PERTH, Australia (AP) — Underwater sounds detected by a ship searching the southern Indian Ocean for the missing Malaysia Airlines jet are consistent with the pings from aircraft black boxes, an Australian official said Monday, dubbing it "a most promising lead" in the monthlong hunt for the vanished plane.
Angus Houston, the head of a joint agency coordinating the search, warned that it could take days to confirm whether the signals picked up by the Australian navy ship Ocean Shield are indeed from the black boxes that belonged to Flight 370, but called the discovery very encouraging.
"Clearly this is a most promising lead, and probably in the search so far, it's probably the best information that we have had," Houston said at a news conference. "We've got a visual indication on a screen and we've also got an audible signal — and the audible signal sounds to me just like an emergency locator beacon."

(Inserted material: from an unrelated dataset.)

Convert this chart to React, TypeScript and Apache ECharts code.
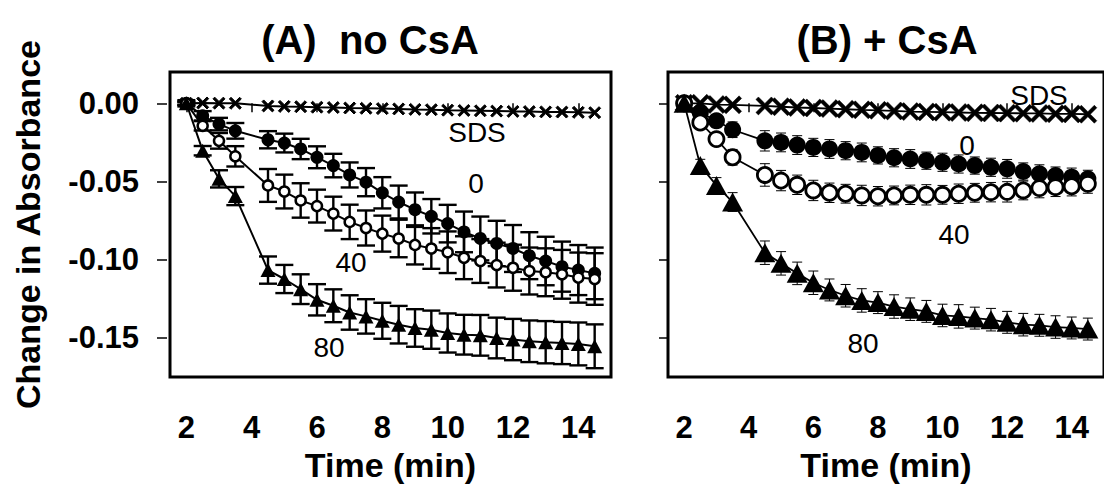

After a monthlong search for answers filled with dead ends, Monday's news brought fresh hope given that the two black boxes, which contain flight data and cockpit voice recordings, are the key to unraveling exactly what happened to Flight 370 and why.
Malaysian Defense Minister Hishammudin Hussein told reporters that in light of the new information, "We are cautiously hopeful that there will be a positive development in the next few days, if not hours."
There was little time left to locate the devices, which have beacons that emit "pings" so they can be more easily found. The beacons' batteries last only about a month — and Tuesday marks exactly one month since the plane disappeared during a flight from Kuala Lumpur, Malaysia, to Beijing with 239 people on board.
The Australian navy's Ocean Shield, which is carrying high-tech sound detectors from the U.S. Navy, picked up two separate signals late Saturday night and early Sunday morning within a remote patch of the Indian Ocean far off the west Australian coast that search crews have been crisscrossing for weeks. The first signal lasted two hours and 20 minutes before it was lost. The ship then turned around and picked up a signal again — this time recording two distinct "pinger returns" that lasted 13 minutes, Houston said.
"Significantly, this would be consistent with transmissions from both the flight data recorder and the cockpit voice recorder," Houston said.
Still, Houston cautioned that it was too early to say the transmissions were coming from the missing jet.
"I would want more confirmation before we say this is it," he said. "Without wreckage, we can't say it's definitely here. We've got to go down and have a look."
The airliner's black boxes normally emit a frequency of 37.5 kilohertz, and the signals picked up by the Ocean Shield were both 33.3 kilohertz, said U.S. Navy Capt. Mark Matthews. But officials contacted the device's manufacturer and were told the frequency of black boxes can drift near the end of their shelf lives.
The Ocean Shield was slowly canvassing a small area trying to find the signal again, though that could take another day, Matthews said.
The ping locator is designed to detect signals at a range of 1.8 kilometers (1.12 miles), meaning it would need to be almost on top of the black boxes to detect them if they were on the ocean floor, which is about 4,500 meters (14,800 feet) deep.